Collected data entries
>>>>>

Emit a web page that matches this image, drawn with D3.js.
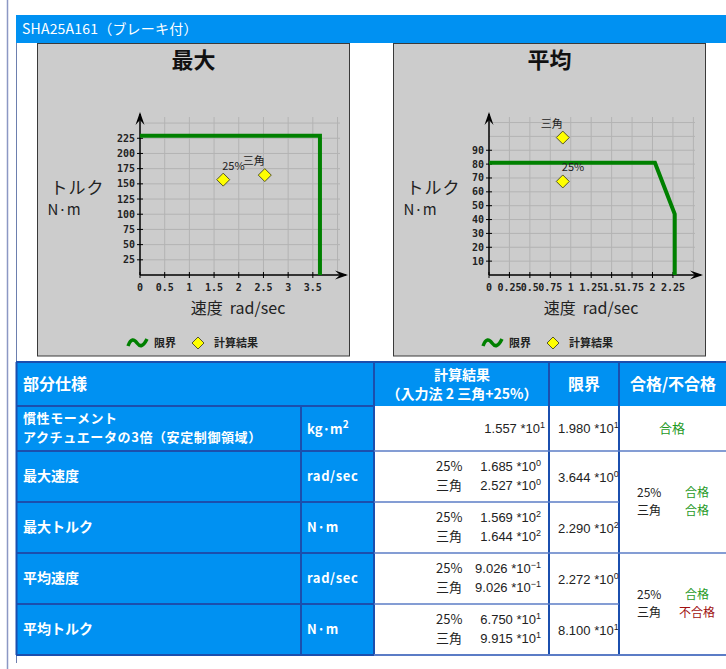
<!DOCTYPE html>
<html>
<head>
<meta charset="utf-8">
<script src="https://cdn.jsdelivr.net/npm/d3@7"></script>
<style>
  html, body { margin: 0; padding: 0; background: #fff; }
  svg text { font-family: "Noto Sans CJK JP", sans-serif; }
</style>
</head>
<body>
<svg id="page" width="726" height="669"></svg>
<script>
// chart data
const resultNames = ['25%', '三角'];

const maxXTicks = [0, 0.5, 1, 1.5, 2, 2.5, 3, 3.5];
const maxYTicks = [25, 50, 75, 100, 125, 150, 175, 200, 225];
const maxLimitSpeed = [0, 3.644, 3.644];
const maxLimitTorque = [229, 229, 0];
const maxSpeedResults = [1.685, 2.527];
const maxTorqueResults = [156.9, 164.4];

const avgXTicks = [0, 0.25, 0.5, 0.75, 1, 1.25, 1.5, 1.75, 2, 2.25];
const avgYTicks = [10, 20, 30, 40, 50, 60, 70, 80, 90];
const avgLimitSpeed = [0, 2.03, 2.272, 2.272];
const avgLimitTorque = [81, 81, 44, 0];
const avgSpeedResults = [0.9026, 0.9026];
const avgTorqueResults = [67.5, 99.15];

// table data
const inertiaResult = 15.57;
const inertiaLimit = 19.80;
const maxSpeedLimit = 3.644;
const maxTorqueLimit = 229.0;
const avgSpeedLimit = 2.272;
const avgTorqueLimit = 81.00;
const rowLabels = ['最大速度', '最大トルク', '平均速度', '平均トルク'];
const rowUnits = ['rad/sec', 'N·m', 'rad/sec', 'N·m'];
const maxJudge = ['合格', '合格'];
const avgJudge = ['合格', '不合格'];

const svg = d3.select('#page');

// page frame
svg.append('line').attr('x1', 7.5).attr('x2', 7.5).attr('y1', 0).attr('y2', 669)
   .attr('stroke', '#8c98c4').attr('stroke-width', 1.5);
svg.append('line').attr('x1', 16.5).attr('x2', 16.5).attr('y1', 15).attr('y2', 663)
   .attr('stroke', '#6d7fae').attr('stroke-width', 1);
svg.append('rect').attr('x', 16).attr('y', 15).attr('width', 712).attr('height', 28)
   .attr('fill', '#0091f2');
svg.append('text').attr('x', 22).attr('y', 29).attr('dy', '0.35em')
   .attr('fill', '#fff').attr('font-size', 14).attr('letter-spacing', 0.2)
   .text('SHA25A161（ブレーキ付）');

function drawChart(cfg) {
  const g = svg.append('g');
  g.append('rect').attr('x', cfg.box[0]).attr('y', cfg.box[1])
   .attr('width', cfg.box[2]).attr('height', cfg.box[3])
   .attr('fill', '#cccccc').attr('stroke', '#3a3a3a').attr('stroke-width', 1);

  const x = d3.scaleLinear().domain(cfg.xDomain).range([cfg.ox, cfg.xEnd]);
  const y = d3.scaleLinear().domain(cfg.yDomain).range([275, 117]);

  // grid
  g.selectAll('.vg').data(cfg.xGrid).join('line')
   .attr('x1', d => x(d)).attr('x2', d => x(d)).attr('y1', y.range()[0]).attr('y2', y.range()[1])
   .attr('stroke', '#b3b3b3').attr('stroke-width', 1);
  g.selectAll('.hg').data(cfg.yGrid).join('line')
   .attr('x1', x.range()[0]).attr('x2', x.range()[1]).attr('y1', d => y(d)).attr('y2', d => y(d))
   .attr('stroke', '#b3b3b3').attr('stroke-width', 1);

  // axes with arrows
  const ox = x(0), oy = y(0);
  g.append('line').attr('x1', ox).attr('x2', ox).attr('y1', oy).attr('y2', 114)
   .attr('stroke', '#000').attr('stroke-width', 1.5);
  g.append('line').attr('x1', ox).attr('x2', cfg.arrowX - 2).attr('y1', oy).attr('y2', oy)
   .attr('stroke', '#000').attr('stroke-width', 1.5);
  g.append('path').attr('d', `M${ox},112 L${ox - 4.5},125 L${ox},120 L${ox + 4.5},125 Z`).attr('fill', '#000');
  g.append('path').attr('d', `M${cfg.arrowX},${oy} L${cfg.arrowX - 13},${oy - 4.5} L${cfg.arrowX - 8},${oy} L${cfg.arrowX - 13},${oy + 4.5} Z`).attr('fill', '#000');

  // ticks
  g.selectAll('.yt').data(cfg.yTicks).join('line')
   .attr('x1', ox - 3).attr('x2', ox + 3).attr('y1', d => y(d)).attr('y2', d => y(d))
   .attr('stroke', '#000');
  g.selectAll('.ytl').data(cfg.yTicks).join('text')
   .attr('x', ox - 5).attr('y', d => y(d)).attr('dy', '0.35em')
   .attr('text-anchor', 'end')
   .attr('font-size', 10).attr('font-weight', 'bold').attr('fill', '#222')
   .style('font-family', '"DejaVu Sans Mono", monospace')
   .text(d => d);
  g.selectAll('.xt').data(cfg.xTicks).join('line')
   .attr('x1', d => x(d)).attr('x2', d => x(d)).attr('y1', oy - 3).attr('y2', oy + 3)
   .attr('stroke', '#000');
  g.selectAll('.xtl').data(cfg.xTicks).join('text')
   .attr('x', d => x(d)).attr('y', oy + 12).attr('dy', '0.35em')
   .attr('text-anchor', 'middle')
   .attr('font-size', 10).attr('font-weight', 'bold').attr('fill', '#222')
   .style('font-family', '"DejaVu Sans Mono", monospace')
   .text(d => String(d));

  // limit line
  const pts = cfg.limitX.map((v, i) => [v, cfg.limitY[i]]);
  g.append('path').attr('d', d3.line().x(d => x(d[0])).y(d => y(d[1]))(pts))
   .attr('fill', 'none').attr('stroke', '#008000').attr('stroke-width', 4);

  // results
  const res = resultNames.map((n, i) => ({ name: n, sx: cfg.resX[i], ty: cfg.resY[i] }));
  g.selectAll('.pt').data(res).join('path')
   .attr('d', d => { const cx = x(d.sx), cy = y(d.ty); return `M${cx},${cy - 6.5} L${cx + 6.5},${cy} L${cx},${cy + 6.5} L${cx - 6.5},${cy} Z`; })
   .attr('fill', '#ffff00').attr('stroke', '#55552a').attr('stroke-width', 1);
  g.selectAll('.pl').data(res).join('text')
   .attr('x', d => x(d.sx) + (d.name === '25%' ? -1 : 0))
   .attr('y', d => y(d.ty) - 10)
   .attr('text-anchor', d => d.name === '25%' ? 'start' : 'end')
   .attr('font-size', 11).attr('fill', '#222')
   .text(d => d.name);

  // titles
  const cx = cfg.box[0] + cfg.box[2] / 2;
  g.append('text').attr('x', cx).attr('y', 60).attr('dy', '0.35em').attr('text-anchor', 'middle')
   .attr('font-size', 22).attr('font-weight', 'bold').attr('fill', '#111').text(cfg.title);
  g.append('text').attr('x', cfg.box[0] + 13).attr('y', 188).attr('dy', '0.35em')
   .attr('font-size', 17).attr('fill', '#222').attr('letter-spacing', 1).text('トルク');
  g.append('text').attr('x', cfg.box[0] + 10).attr('y', 210).attr('dy', '0.35em')
   .attr('font-size', 15).attr('fill', '#222').text('N·m');
  g.append('text').attr('x', cfg.xLabelX).attr('y', 308).attr('dy', '0.35em').attr('text-anchor', 'middle')
   .attr('font-size', 16).attr('fill', '#222').text('速度\u00a0\u00a0rad/sec');

  // legend
  const lx = cfg.legendX, ly = 343;
  g.append('path').attr('d', `M${lx},${ly + 3} C${lx + 3},${ly - 5} ${lx + 6},${ly - 4} ${lx + 9},${ly} S${lx + 15},${ly + 4} ${lx + 19},${ly - 4}`)
   .attr('fill', 'none').attr('stroke', '#008000').attr('stroke-width', 3.5);
  g.append('text').attr('x', lx + 26).attr('y', ly).attr('dy', '0.35em')
   .attr('font-size', 11).attr('font-weight', 'bold').attr('fill', '#222').text('限界');
  g.append('path').attr('d', `M${lx + 70},${ly - 6} L${lx + 76},${ly} L${lx + 70},${ly + 6} L${lx + 64},${ly} Z`)
   .attr('fill', '#ffff00').attr('stroke', '#55552a');
  g.append('text').attr('x', lx + 86).attr('y', ly).attr('dy', '0.35em')
   .attr('font-size', 11).attr('font-weight', 'bold').attr('fill', '#222').text('計算結果');
}

drawChart({
  box: [37.5, 43.5, 312, 312.5], title: '最大',
  xDomain: [0, 4.05], yDomain: [0, 260], ox: 140, xEnd: 340, arrowX: 348,
  xGrid: [0.5, 1, 1.5, 2, 2.5, 3, 3.5, 4], yGrid: [25, 50, 75, 100, 125, 150, 175, 200, 225, 250],
  xTicks: maxXTicks, yTicks: maxYTicks,
  limitX: maxLimitSpeed, limitY: maxLimitTorque,
  resX: maxSpeedResults, resY: maxTorqueResults,
  xLabelX: 238, legendX: 128
});
drawChart({
  box: [393.5, 43.5, 312, 312.5], title: '平均',
  xDomain: [0, 2.52], yDomain: [0, 114], ox: 489, xEnd: 695, arrowX: 703,
  xGrid: [0.25, 0.5, 0.75, 1, 1.25, 1.5, 1.75, 2, 2.25, 2.5], yGrid: [10, 20, 30, 40, 50, 60, 70, 80, 90, 100, 110],
  xTicks: avgXTicks, yTicks: avgYTicks,
  limitX: avgLimitSpeed, limitY: avgLimitTorque,
  resX: avgSpeedResults, resY: avgTorqueResults,
  xLabelX: 591, legendX: 483
});

// ---- table ----
const colX = [16, 301, 374, 549, 619, 728];
const rowY = [362, 406, 451, 502, 553, 604, 655];
const blue = '#0091f2', dark = '#1b4fae', cellLine = '#5b7cc6';
const t = svg.append('g');

// backgrounds
t.append('rect').attr('x', colX[0]).attr('y', rowY[0]).attr('width', colX[5] - colX[0]).attr('height', rowY[1] - rowY[0]).attr('fill', blue);
t.append('rect').attr('x', colX[0]).attr('y', rowY[1]).attr('width', colX[2] - colX[0]).attr('height', rowY[6] - rowY[1]).attr('fill', blue);
t.append('rect').attr('x', colX[2]).attr('y', rowY[1]).attr('width', colX[5] - colX[2]).attr('height', rowY[6] - rowY[1]).attr('fill', '#fff');

// lines in blue area
rowY.forEach((ry, i) => {
  t.append('line').attr('x1', colX[0]).attr('x2', i === 0 || i === 6 ? colX[5] : colX[2] + 1)
   .attr('y1', ry).attr('y2', ry).attr('stroke', dark).attr('stroke-width', 2);
});
t.append('line').attr('x1', colX[0] + 0.5).attr('x2', colX[0] + 0.5).attr('y1', rowY[0]).attr('y2', rowY[6]).attr('stroke', dark).attr('stroke-width', 2);
t.append('line').attr('x1', colX[1]).attr('x2', colX[1]).attr('y1', rowY[1]).attr('y2', rowY[6]).attr('stroke', dark).attr('stroke-width', 2);
[colX[2], colX[3], colX[4]].forEach(cx => {
  t.append('line').attr('x1', cx).attr('x2', cx).attr('y1', rowY[0]).attr('y2', rowY[6]).attr('stroke', dark).attr('stroke-width', 2);
});
// white cell row lines
[rowY[2], rowY[3], rowY[4], rowY[5]].forEach((ry, i) => {
  t.append('line').attr('x1', colX[2]).attr('x2', (i === 1 || i === 3) ? colX[4] : colX[5])
   .attr('y1', ry).attr('y2', ry).attr('stroke', cellLine).attr('stroke-width', 1.5);
});
t.append('line').attr('x1', colX[2]).attr('x2', colX[5]).attr('y1', rowY[6]).attr('y2', rowY[6]).attr('stroke', cellLine).attr('stroke-width', 2);

function txt(x, y, s, opt = {}) {
  return t.append('text').attr('x', x).attr('y', y).attr('dy', '0.35em')
    .attr('text-anchor', opt.anchor || 'start')
    .attr('font-size', opt.size || 13).attr('font-weight', opt.bold ? 'bold' : 'normal')
    .attr('fill', opt.fill || '#222').text(s);
}
function sci(x, y, v, anchor) {
  const [m, e] = v.toExponential(3).split('e');
  const exp = String(+e).replace('-', '−');
  const el = t.append('text').attr('x', x).attr('y', y).attr('dy', '0.35em')
    .attr('text-anchor', anchor).attr('font-size', 13).attr('fill', '#222')
    .style('font-family', '"Liberation Sans", Arial, sans-serif');
  el.append('tspan').text(m + ' *10');
  el.append('tspan').attr('font-size', 9).attr('dy', -5).text(exp);
  return el;
}

// header
txt(23, 384, '部分仕様', { fill: '#fff', bold: true, size: 16 });
txt(462, 375, '計算結果', { fill: '#fff', bold: true, size: 14, anchor: 'middle' });
txt(462, 394, '（入力法 2 三角+25%）', { fill: '#fff', bold: true, size: 14, anchor: 'middle' });
txt(584, 384, '限界', { fill: '#fff', bold: true, size: 16, anchor: 'middle' });
txt(673, 384, '合格/不合格', { fill: '#fff', bold: true, size: 16, anchor: 'middle' });

// row 1 (inertia)
txt(23, 418.5, '慣性モーメント', { fill: '#fff', bold: true, size: 13 }).attr('letter-spacing', 0.6);
txt(23, 437.5, 'アクチュエータの3倍（安定制御領域）', { fill: '#fff', bold: true, size: 13 }).attr('letter-spacing', 0.6);
const kg = txt(307, 429, 'kg·m', { fill: '#fff', bold: true, size: 13 });
kg.append('tspan').attr('font-size', 10).attr('dy', -6).text('2');
sci(545, 428, inertiaResult, 'end');
sci(558, 428, inertiaLimit, 'start');
txt(672, 428, '合格', { fill: '#1f9a1f', size: 13, anchor: 'middle' });

// rows 2-5
const results = [maxSpeedResults, maxTorqueResults, avgSpeedResults, avgTorqueResults];
const limits = [maxSpeedLimit, maxTorqueLimit, avgSpeedLimit, avgTorqueLimit];
rowLabels.forEach((lab, i) => {
  const top = rowY[i + 2], bot = rowY[i + 3], mid = (top + bot) / 2;
  txt(23, mid, lab, { fill: '#fff', bold: true, size: 14 });
  txt(307, mid, rowUnits[i], { fill: '#fff', bold: true, size: 13 }).attr('letter-spacing', 0.6);
  resultNames.forEach((n, j) => {
    const yy = mid - 10 + j * 19;
    txt(436, yy, n, { size: 13 });
    sci(541, yy, results[i][j], 'end');
  });
  sci(558, mid + 1, limits[i], 'start');
});

// judgement cells
[[maxJudge, (rowY[2] + rowY[4]) / 2], [avgJudge, (rowY[4] + rowY[6]) / 2]].forEach(([judge, mid]) => {
  resultNames.forEach((n, j) => {
    const yy = mid - 9 + j * 17.5;
    txt(637, yy, n, { size: 12 });
    txt(697, yy, judge[j], { size: 12, anchor: 'middle', fill: judge[j] === '合格' ? '#1f9a1f' : '#a01010' });
  });
});
</script>
</body>
</html>
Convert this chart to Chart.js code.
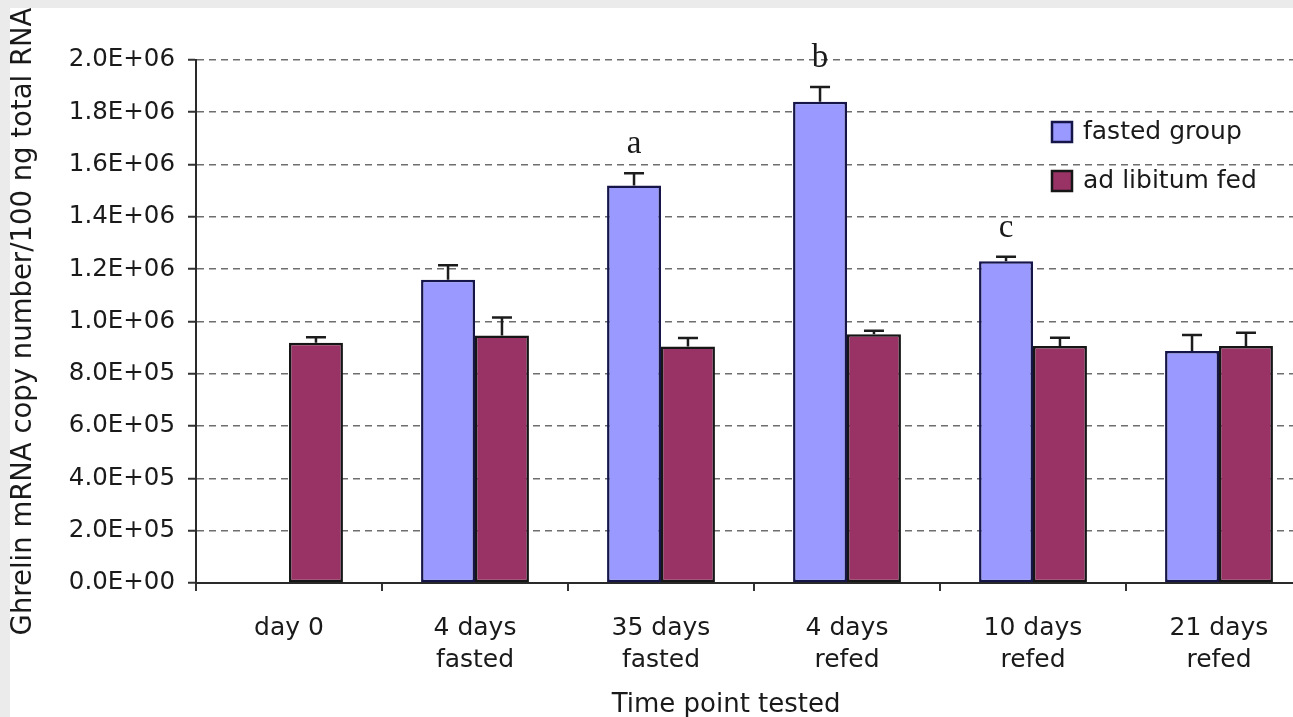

<<<<<

State how many lines of the records above contain the word "page", giving only that number.

Finished task — 4